* **Work to do**
Wherever the string "chart" appears, copy the whole line.

— Begin Entries supplied —

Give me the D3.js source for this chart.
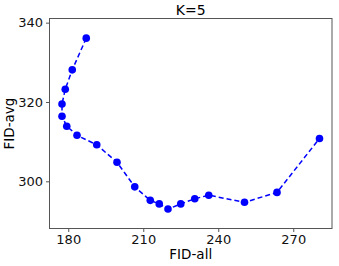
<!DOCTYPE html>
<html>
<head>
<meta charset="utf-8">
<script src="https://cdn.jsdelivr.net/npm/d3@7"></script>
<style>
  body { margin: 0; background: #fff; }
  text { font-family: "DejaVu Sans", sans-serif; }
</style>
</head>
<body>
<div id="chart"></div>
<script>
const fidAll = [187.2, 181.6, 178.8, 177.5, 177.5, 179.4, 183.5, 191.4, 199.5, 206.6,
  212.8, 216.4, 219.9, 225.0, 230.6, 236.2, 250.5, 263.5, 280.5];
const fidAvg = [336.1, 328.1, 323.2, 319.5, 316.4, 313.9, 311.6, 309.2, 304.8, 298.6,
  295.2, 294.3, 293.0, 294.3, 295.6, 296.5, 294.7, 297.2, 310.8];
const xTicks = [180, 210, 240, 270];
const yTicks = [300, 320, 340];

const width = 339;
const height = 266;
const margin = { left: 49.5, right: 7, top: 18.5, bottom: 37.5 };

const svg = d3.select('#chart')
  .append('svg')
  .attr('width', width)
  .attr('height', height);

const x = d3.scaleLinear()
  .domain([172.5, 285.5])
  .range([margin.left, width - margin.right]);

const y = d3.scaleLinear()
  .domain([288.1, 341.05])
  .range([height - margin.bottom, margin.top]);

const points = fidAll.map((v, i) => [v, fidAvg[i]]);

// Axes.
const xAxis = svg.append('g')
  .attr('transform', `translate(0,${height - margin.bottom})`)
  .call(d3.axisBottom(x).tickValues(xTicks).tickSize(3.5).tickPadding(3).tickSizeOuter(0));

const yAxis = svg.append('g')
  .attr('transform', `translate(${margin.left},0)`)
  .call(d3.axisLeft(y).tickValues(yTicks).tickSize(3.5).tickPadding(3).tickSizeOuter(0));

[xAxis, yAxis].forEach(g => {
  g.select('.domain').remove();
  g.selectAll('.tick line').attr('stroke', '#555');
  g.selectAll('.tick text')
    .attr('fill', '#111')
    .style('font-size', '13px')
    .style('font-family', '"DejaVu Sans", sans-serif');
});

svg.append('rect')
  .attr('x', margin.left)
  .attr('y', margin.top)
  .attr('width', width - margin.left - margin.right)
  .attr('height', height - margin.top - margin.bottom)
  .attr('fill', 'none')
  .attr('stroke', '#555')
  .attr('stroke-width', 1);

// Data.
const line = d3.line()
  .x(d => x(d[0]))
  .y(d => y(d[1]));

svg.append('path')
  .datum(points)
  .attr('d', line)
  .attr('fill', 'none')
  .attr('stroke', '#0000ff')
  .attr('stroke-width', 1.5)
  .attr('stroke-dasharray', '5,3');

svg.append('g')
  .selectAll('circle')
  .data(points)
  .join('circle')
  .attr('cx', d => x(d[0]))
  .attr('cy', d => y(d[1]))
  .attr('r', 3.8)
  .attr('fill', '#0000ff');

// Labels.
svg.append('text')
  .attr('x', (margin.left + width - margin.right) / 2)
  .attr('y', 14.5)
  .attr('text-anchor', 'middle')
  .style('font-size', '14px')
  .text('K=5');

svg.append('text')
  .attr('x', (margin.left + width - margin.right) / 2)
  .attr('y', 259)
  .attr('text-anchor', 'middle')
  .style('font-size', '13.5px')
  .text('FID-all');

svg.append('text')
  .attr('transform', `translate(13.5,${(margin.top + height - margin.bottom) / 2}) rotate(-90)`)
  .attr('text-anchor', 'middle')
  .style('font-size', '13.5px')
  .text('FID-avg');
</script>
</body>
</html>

— End Entries supplied —
— Begin Entries supplied —

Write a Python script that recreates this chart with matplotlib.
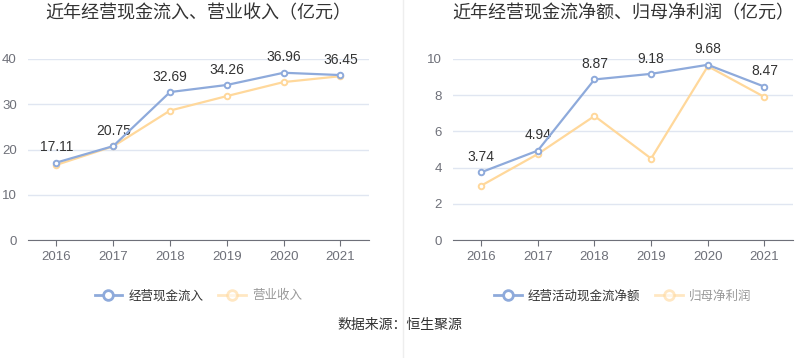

— End Entries supplied —

* **Task response**
Give me the D3.js source for this chart.
<div id="chart"></div>
const svg = d3.select('#chart')
Write a Python script that recreates this chart with matplotlib.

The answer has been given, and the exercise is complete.